Material provided:
--
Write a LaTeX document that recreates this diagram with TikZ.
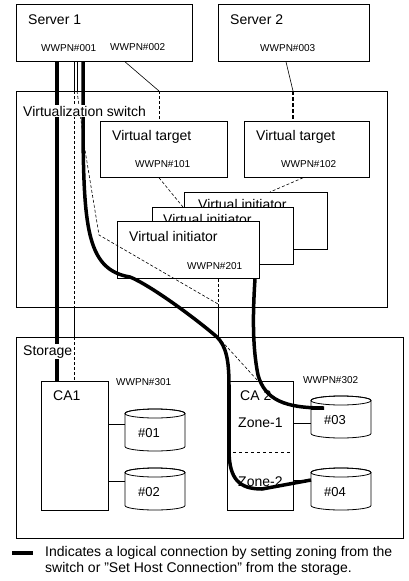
\documentclass[tikz,border=0pt]{standalone}
\usepackage{fontspec}
\setmainfont{Liberation Sans}
\usetikzlibrary{calc, positioning}

\tikzset{
  box/.style={draw, fill=white, anchor=north west, inner sep=0pt, line width=.8pt},
  lbl/.style={anchor=base west, inner sep=0pt, font=\fontsize{14}{16}\selectfont},
  wwpn/.style={anchor=base west, inner sep=0pt, font=\fontsize{10}{12}\selectfont},
  cable/.style={line width=3.5pt},
  link/.style={line width=.6pt},
  vlink/.style={line width=.6pt, dash pattern=on 3pt off 2pt},
}

\begin{document}
\begin{tikzpicture}[x=1pt, y=-1pt]
\useasboundingbox (0,0) rectangle (409,581);

% servers
\node[box, minimum width=176, minimum height=57] (srv1) at (16,4) {};
\node[box, minimum width=151, minimum height=57] (srv2) at (218,4) {};
\node[lbl] (srv1l) at (28,24) {Server 1};
\node[wwpn] (w001) at (41,51) {WWPN\#001};
\node[wwpn] (w002) at (110,50) {WWPN\#002};
\node[lbl] (srv2l) at (230,24) {Server 2};
\node[wwpn] (w003) at (260,51) {WWPN\#003};

% switch
\node[box, minimum width=371, minimum height=216] (vsw) at (16,91) {};
\node[box, minimum width=127, minimum height=56] (vt1) at (100,121) {};
\node[box, minimum width=125, minimum height=56] (vt2) at (244,121) {};
\node[lbl] (vt1l) at (112,140) {Virtual target};
\node[wwpn] (w101) at (135,167) {WWPN\#101};
\node[lbl] (vt2l) at (256,140) {Virtual target};
\node[wwpn] (w102) at (281,167) {WWPN\#102};
\node[box, minimum width=143, minimum height=57] (vi3) at (184,192) {};
\node[lbl] (vi3l) at (198,209) {Virtual initiator};
\node[box, minimum width=141, minimum height=57] (vi2) at (152,207) {};
\node[lbl] (vi2l) at (163,224) {Virtual initiator};
\node[box, minimum width=142, minimum height=57] (vi1) at (117,221) {};
\node[lbl] (vi1l) at (129,241) {Virtual initiator};
\node[wwpn] (w201) at (187,269) {WWPN\#201};

% storage
\node[box, minimum width=387, minimum height=201] (stor) at (16,337) {};
\node[box, minimum width=67, minimum height=129] (ca1) at (41,381) {};
\node[box, minimum width=66, minimum height=129] (ca2) at (227,381) {};
\node[lbl] (ca1l) at (53,400) {CA1};
\node[wwpn] (w301) at (116,385) {WWPN\#301};
\node[lbl] (ca2l) at (240,400) {CA 2};
\node[wwpn] (w302) at (303,383) {WWPN\#302};
\draw[dashed, line width=.6pt] (ca2.west |- 0,452) -- (ca2.east |- 0,452);
\node[lbl] (z1) at (238,427) {Zone-1};
\node[lbl] (z2) at (238,486) {Zone-2};

\foreach \n/\x/\y/\c/\ca in {01/125/409/15/ca1, 02/125/468/13/ca1, 03/311/396/27/ca2, 04/311/468/12/ca2}{
  \draw[fill=white, line width=.8pt] (\x,\y+4.5) -- (\x,\y+37.5)
    arc[start angle=180, end angle=0, x radius=30, y radius=4.5] -- (\x+60,\y+4.5)
    arc[start angle=0, end angle=-180, x radius=30, y radius=4.5] -- cycle;
  \draw[line width=.8pt] (\x+30,\y+4.5) ellipse[x radius=30, y radius=4.5];
  \node[anchor=base west, inner sep=0pt, font=\fontsize{13}{15}\selectfont] (d\n) at (\x+13,\y+28) {\#\n};
  \coordinate (dw\n) at (\x,\y+\c);
  \draw[link] (dw\n -| \ca.east) -- (dw\n);
}

% connections
\draw[cable] (57,0 |- srv1.south) -- (57,0 |- ca1.north);
\draw[link] (74,0 |- srv1.south) -- (74,0 |- vsw.north);
\draw[vlink] (74,0 |- vsw.north) -- (74,0 |- vsw.south);
\draw[link] (74,0 |- vsw.south) -- (74,0 |- stor.north);
\draw[vlink] (74,0 |- stor.north) -- (74,0 |- ca1.north);
\draw[link] (77,0 |- srv1.south) -- (77,0 |- vsw.north);
\draw[vlink] (77,0 |- vsw.north) -- (85,150) -- (99,235) -- (218,304);
\draw[vlink] (218,0 |- vi1.south) -- (218,0 |- vsw.south);
\draw[link] (218,0 |- vsw.south) -- (218,0 |- stor.north);
\draw[vlink] (218,0 |- stor.north) -- (258,0 |- ca2.north);
\draw[link] (125,0 |- srv1.south) -- (159,0 |- vsw.north);
\draw[vlink] (159,0 |- vsw.north) -- (159,0 |- vt1.north);
\draw[link] (286,0 |- srv2.south) -- (293,0 |- vsw.north);
\draw[line width=1.2pt, dash pattern=on 4pt off 2pt] (293,0 |- vsw.north) -- (293,0 |- vt2.north);
\draw[vlink] (159,0 |- vt1.south) -- (183,0 |- vi2.north);
\draw[vlink] (303,0 |- vt2.south) -- (270,0 |- vi3.north);
\draw[cable] (83,0 |- srv1.south) -- (83,135)
  .. controls (84,230) and (88,270) .. (130,277)
  .. controls (150,285) and (195,318) .. (217,337)
  .. controls (226,346) and (229,360) .. (229,385) -- (229,450)
  .. controls (229,480) and (240,489) .. (262,489) -- (dw04 -| 311,0);
\draw[cable] (255,0 |- vi1.south) .. controls (253,310) and (252,345) .. (258,375)
  .. controls (265,400) and (285,408) .. (d03.west |- 0,408) -- (311,408);

% labels over the lines
\node[lbl, fill=white, inner sep=1pt] (vswl) at (22,116) {Virtualization switch};
\node[lbl, fill=white, inner sep=1pt] (storl) at (22,355) {Storage};

% legend
\coordinate (legs) at (12,553);
\coordinate (lege) at (33,553);
\draw[cable] (legs) -- (lege);
\node[lbl] (leg1) at (45,556) {Indicates a logical connection by setting zoning from the};
\node[lbl] (leg2) at (45,572) {switch or "Set Host Connection" from the storage.};
\end{tikzpicture}
\end{document}
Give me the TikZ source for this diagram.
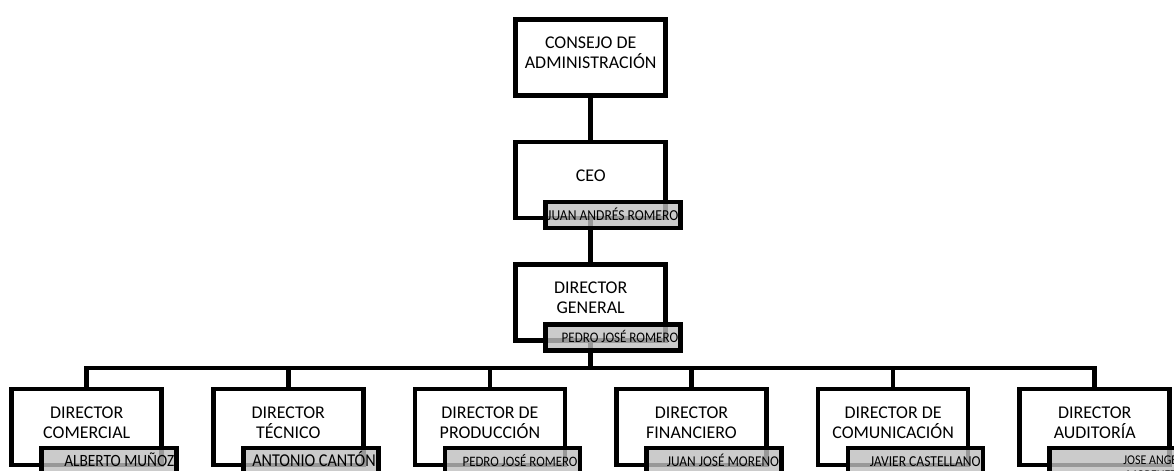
\documentclass[tikz,border=0pt]{standalone}
\usepackage{graphicx}
\usepackage{fontspec}
\setmainfont{Carlito}
\usetikzlibrary{backgrounds}

\newcommand{\nombre}[1]{\hbox to 130bp{\hss\scalebox{1}[1.12]{#1}}}

\tikzset{
  cargo/.style={draw,line width=4.5bp,fill=white,minimum width=150bp,minimum height=76bp,inner sep=0pt,align=center,font=\fontsize{18}{20}\selectfont,text depth=9bp},
  titular/.style={draw,line width=4.5bp,fill=black!25,fill opacity=0.8,text opacity=1,minimum width=135bp,minimum height=26bp,inner xsep=2.5bp,inner ysep=0pt,text height=10bp,text depth=0bp},
  enlace/.style={line width=4.5bp},
}

\begin{document}
\begin{tikzpicture}
\useasboundingbox (0bp,0bp) rectangle (1174bp,-471bp);
\clip (0bp,0bp) rectangle (1174bp,-471bp);

\node (cons) at (590.7bp,-57.5bp)[cargo] {CONSEJO DE\\ADMINISTRACIÓN};
\node (ceo) at (590.7bp,-180bp)[cargo] {CEO};
\node (ceo-n) at (613.2bp,-215bp)[titular,font=\fontsize{13.6}{15}\selectfont] {\nombre{JUAN ANDRÉS ROMERO}};
\node (dg) at (590.7bp,-302.5bp)[cargo] {DIRECTOR\\GENERAL};
\node (dg-n) at (613.2bp,-337.5bp)[titular,font=\fontsize{13.1}{15}\selectfont] {\nombre{PEDRO JOSÉ ROMERO}};
\coordinate (bus) at (590.7bp,-368bp);

\node (com) at (86.7bp,-427bp)[cargo] {DIRECTOR\\COMERCIAL};
\node (com-n) at (109.2bp,-461bp)[titular,font=\fontsize{15.4}{17}\selectfont] {\nombre{ALBERTO MUÑOZ}};
\node (tec) at (288.3bp,-427bp)[cargo] {DIRECTOR\\TÉCNICO};
\node (tec-n) at (310.8bp,-461bp)[titular,font=\fontsize{16.2}{18}\selectfont] {\nombre{ANTONIO CANTÓN}};
\node (prod) at (489.9bp,-427bp)[cargo] {DIRECTOR DE\\PRODUCCIÓN};
\node (prod-n) at (512.4bp,-461bp)[titular,font=\fontsize{12.9}{14}\selectfont] {\nombre{PEDRO JOSÉ ROMERO}};
\node (fin) at (691.5bp,-427bp)[cargo] {DIRECTOR\\FINANCIERO};
\node (fin-n) at (714bp,-461bp)[titular,font=\fontsize{13.4}{15}\selectfont] {\nombre{JUAN JOSÉ MORENO}};
\node (comu) at (893.1bp,-427bp)[cargo] {DIRECTOR DE\\COMUNICACIÓN};
\node (comu-n) at (915.6bp,-461bp)[titular,font=\fontsize{13.6}{15}\selectfont] {\nombre{JAVIER CASTELLANO}};
\node (aud) at (1094.7bp,-427bp)[cargo] {DIRECTOR\\AUDITORÍA};
\node (aud-n) at (1117.2bp,-461bp)[titular,font=\fontsize{12}{13}\selectfont] {\nombre{\raisebox{-12bp}[0pt][0pt]{\begin{tabular}[b]{@{}r@{}}JOSE ANGEL\\MORENETE\end{tabular}}}};

\begin{pgfonlayer}{background}
\fill[white] (0bp,0bp) rectangle (1174bp,-471bp);
\draw[enlace] (cons) -- (ceo);
\draw[enlace] (ceo) -- (dg);
\draw[enlace] (dg) -- (bus);
\draw[enlace] (bus) -| (com);
\draw[enlace] (bus) -| (tec);
\draw[enlace] (bus) -| (prod);
\draw[enlace] (bus) -| (fin);
\draw[enlace] (bus) -| (comu);
\draw[enlace] (bus) -| (aud);
\end{pgfonlayer}
\end{tikzpicture}
\end{document}
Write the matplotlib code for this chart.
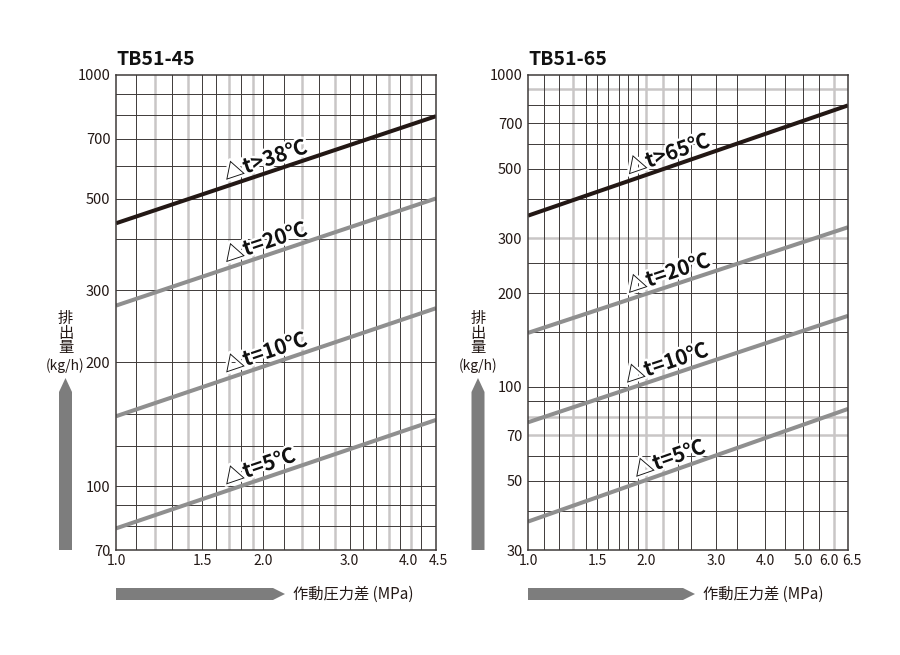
--
Work required: Give again, exactly as written, only the lines that start at the one with "Give me the TikZ source for this diagram." and end at the one with "(bus) at (590.7bp,-368bp);", both included. Skip any pictures.

Right answer:
Give me the TikZ source for this diagram.
\documentclass[tikz,border=0pt]{standalone}
\usepackage{graphicx}
\usepackage{fontspec}
\setmainfont{Carlito}
\usetikzlibrary{backgrounds}

\newcommand{\nombre}[1]{\hbox to 130bp{\hss\scalebox{1}[1.12]{#1}}}

\tikzset{
  cargo/.style={draw,line width=4.5bp,fill=white,minimum width=150bp,minimum height=76bp,inner sep=0pt,align=center,font=\fontsize{18}{20}\selectfont,text depth=9bp},
  titular/.style={draw,line width=4.5bp,fill=black!25,fill opacity=0.8,text opacity=1,minimum width=135bp,minimum height=26bp,inner xsep=2.5bp,inner ysep=0pt,text height=10bp,text depth=0bp},
  enlace/.style={line width=4.5bp},
}

\begin{document}
\begin{tikzpicture}
\useasboundingbox (0bp,0bp) rectangle (1174bp,-471bp);
\clip (0bp,0bp) rectangle (1174bp,-471bp);

\node (cons) at (590.7bp,-57.5bp)[cargo] {CONSEJO DE\\ADMINISTRACIÓN};
\node (ceo) at (590.7bp,-180bp)[cargo] {CEO};
\node (ceo-n) at (613.2bp,-215bp)[titular,font=\fontsize{13.6}{15}\selectfont] {\nombre{JUAN ANDRÉS ROMERO}};
\node (dg) at (590.7bp,-302.5bp)[cargo] {DIRECTOR\\GENERAL};
\node (dg-n) at (613.2bp,-337.5bp)[titular,font=\fontsize{13.1}{15}\selectfont] {\nombre{PEDRO JOSÉ ROMERO}};
\coordinate (bus) at (590.7bp,-368bp);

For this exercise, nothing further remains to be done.